With a higher bid, yes. But at the same price? I'm not so sure. At least 35% of stock is in hands of those who appear to be holding out for higher price, which means Microsoft has to get an affirmative FIRE JERRY vote from almost all of the rest. And given that a lot of shareholders won't vote, this seems tough.
And that's 3-4 months from now.
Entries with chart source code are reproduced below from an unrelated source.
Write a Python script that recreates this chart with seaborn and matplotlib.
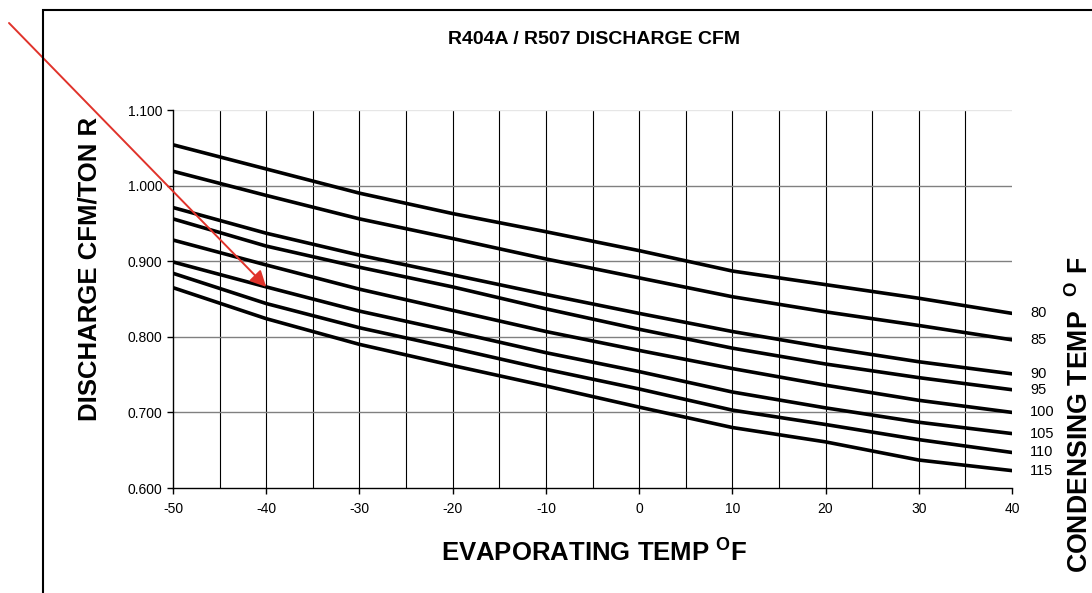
import numpy as np
import pandas as pd
import matplotlib
matplotlib.use("Agg")
import matplotlib.pyplot as plt
import matplotlib.patches as patches
import seaborn as sns

# evaporating temp (F) and discharge CFM/ton per condensing temp
EVAP_TEMP = [-50, -40, -30, -20, -10, 0, 10, 20, 30, 40]
COND_TEMPS = [80, 85, 90, 95, 100, 105, 110, 115]
CFM_80 = [1.054, 1.022, 0.990, 0.963, 0.939, 0.914, 0.887, 0.869, 0.851, 0.831]
CFM_85 = [1.019, 0.987, 0.956, 0.930, 0.903, 0.878, 0.853, 0.833, 0.815, 0.796]
CFM_90 = [0.971, 0.937, 0.908, 0.882, 0.856, 0.831, 0.807, 0.786, 0.767, 0.751]
CFM_95 = [0.956, 0.920, 0.892, 0.866, 0.837, 0.810, 0.785, 0.764, 0.746, 0.730]
CFM_100 = [0.928, 0.895, 0.863, 0.835, 0.807, 0.782, 0.758, 0.736, 0.716, 0.700]
CFM_105 = [0.899, 0.866, 0.834, 0.807, 0.779, 0.754, 0.727, 0.706, 0.687, 0.672]
CFM_110 = [0.884, 0.844, 0.812, 0.785, 0.757, 0.731, 0.703, 0.684, 0.664, 0.647]
CFM_115 = [0.865, 0.824, 0.790, 0.762, 0.735, 0.707, 0.680, 0.661, 0.637, 0.623]
ALL_CFM = [CFM_80, CFM_85, CFM_90, CFM_95, CFM_100, CFM_105, CFM_110, CFM_115]

X_TICKS = [-50, -40, -30, -20, -10, 0, 10, 20, 30, 40]
Y_TICKS = [0.6, 0.7, 0.8, 0.9, 1.0, 1.1]

sns.set_style("white")
plt.rcParams['font.family'] = ['Liberation Sans', 'DejaVu Sans']
plt.rcParams['text.color'] = 'black'
plt.rcParams['axes.unicode_minus'] = False
plt.rcParams['mathtext.fontset'] = 'custom'
plt.rcParams['mathtext.rm'] = 'Liberation Sans:bold'
plt.rcParams['mathtext.bf'] = 'Liberation Sans:bold'

rows = []
for t, vals in zip(COND_TEMPS, ALL_CFM):
    for x, v in zip(EVAP_TEMP, vals):
        rows.append({"evap": x, "cfm": v, "cond": str(t)})
df = pd.DataFrame(rows)

fig = plt.figure(figsize=(10.92, 5.93), dpi=100)
ax = fig.add_axes([173 / 1092, 1 - 488 / 593, (1012 - 173) / 1092, (488 - 110) / 593])

# grid first so curves sit on top
for gx in range(-45, 40, 5):
    ax.axvline(gx, color="black", lw=0.8, zorder=1)
for gy in [0.7, 0.8, 0.9, 1.0]:
    ax.axhline(gy, color="#808080", lw=1.0, zorder=1)
ax.axhline(1.1, color="#e6e6e6", lw=1.0, zorder=1)

sns.lineplot(data=df, x="evap", y="cfm", hue="cond",
             palette=["black"] * len(COND_TEMPS), linewidth=2.6,
             legend=False, ax=ax, zorder=3)

for t, vals in zip(COND_TEMPS, ALL_CFM):
    ax.annotate(str(t), xy=(EVAP_TEMP[-1], vals[-1]), xytext=(13, 0),
                textcoords="offset points", va="center", ha="left",
                fontsize=10.5, color="black", annotation_clip=False)

ax.set_xlim(-50, 40)
ax.set_ylim(0.6, 1.1)
ax.set_xticks(X_TICKS)
ax.set_yticks(Y_TICKS)
ax.set_yticklabels([f"{v:.3f}" for v in Y_TICKS])
ax.tick_params(axis="both", direction="out", length=4, width=1,
               labelsize=10, colors="black", left=True, bottom=True)
ax.tick_params(axis="x", pad=6)
for s in ["top", "right"]:
    ax.spines[s].set_visible(False)
for s in ["left", "bottom"]:
    ax.spines[s].set_color("black")
    ax.spines[s].set_linewidth(1.0)
ax.set_xlabel("")
ax.set_ylabel("")

fig.text(594 / 1092, 1 - 40 / 593, "R404A / R507 DISCHARGE CFM",
         ha="center", va="center", fontsize=14, fontweight="bold")
fig.text(594 / 1092, 1 - 552 / 593, r"EVAPORATING TEMP $^{\mathrm{O}}$F",
         ha="center", va="center", fontsize=18.5, fontweight="bold")
fig.text(90 / 1092, 1 - 269 / 593, "DISCHARGE CFM/TON R", rotation=90,
         ha="center", va="center", fontsize=18.5, fontweight="bold")
fig.text(1080 / 1092, 1 - 256 / 593, r"CONDENSING TEMP  $^{\mathrm{O}}$ F", rotation=90,
         ha="center", va="top", fontsize=19.2, fontweight="bold")

# outer chart frame, cut off at right and bottom
frame = patches.Rectangle((43 / 1092, -0.2), 1.2, 1.2 - 10 / 593,
                          transform=fig.transFigure, fill=False,
                          edgecolor="black", lw=1.5, clip_on=False)
fig.patches.append(frame)

# red pointer arrow
ax.annotate("", xy=(-40, 0.866), xycoords="data",
            xytext=(9 / 1092, 1 - 23 / 593), textcoords="figure fraction",
            arrowprops=dict(arrowstyle="-|>", color="#e0332b", lw=1.4,
                            mutation_scale=24, shrinkA=0, shrinkB=0),
            annotation_clip=False, zorder=5)

fig.savefig("out.png", dpi=100)
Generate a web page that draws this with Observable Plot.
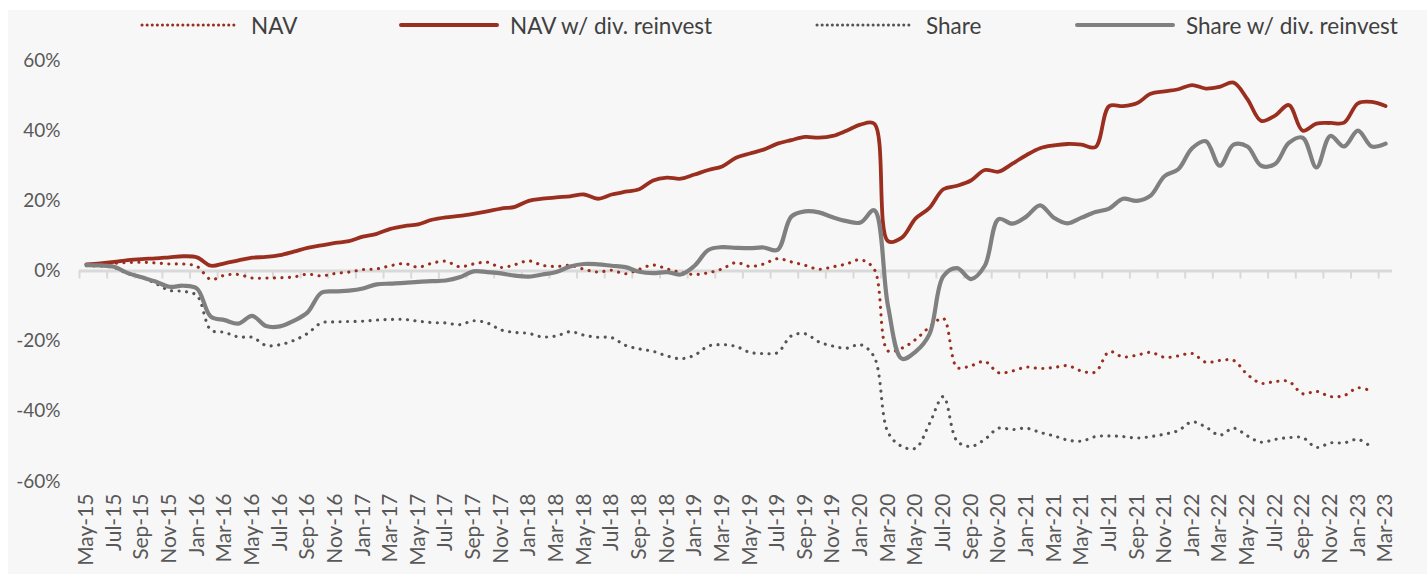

If Microsoft has any intention of raising the bid to grease a proxy war, why on earth wouldn't they just do it now, when they could wrap the whole thing up in a weekend?
while msft wants to pay at most $35.
msft goes hostile with $33~$34, it may win. but will that be better win now with $35+? hard to say.
However, if msft saying $35 now, friend merge. take it or drop it. yahoo is simply hard to match that.
the problem is that Jerry does not want to sale, it really does not matter 20~40 for him other than he knows that with 40, msft will be scared. with 35, he is hard to defend his realm.
That is why msft should have the posture to break the lock. if msft is , at very beginning , willing to pay $35, why not now, at the last min?
Yahoo! is not grasping the bigger picture that Ballmer and crew see, the synergies between the two are required to compete with Google.
I have to say that Microsoft has done a lousy job of making this case to the general public and market specifically.
The biggest disappointment of course is the naive resistance by Yahoo!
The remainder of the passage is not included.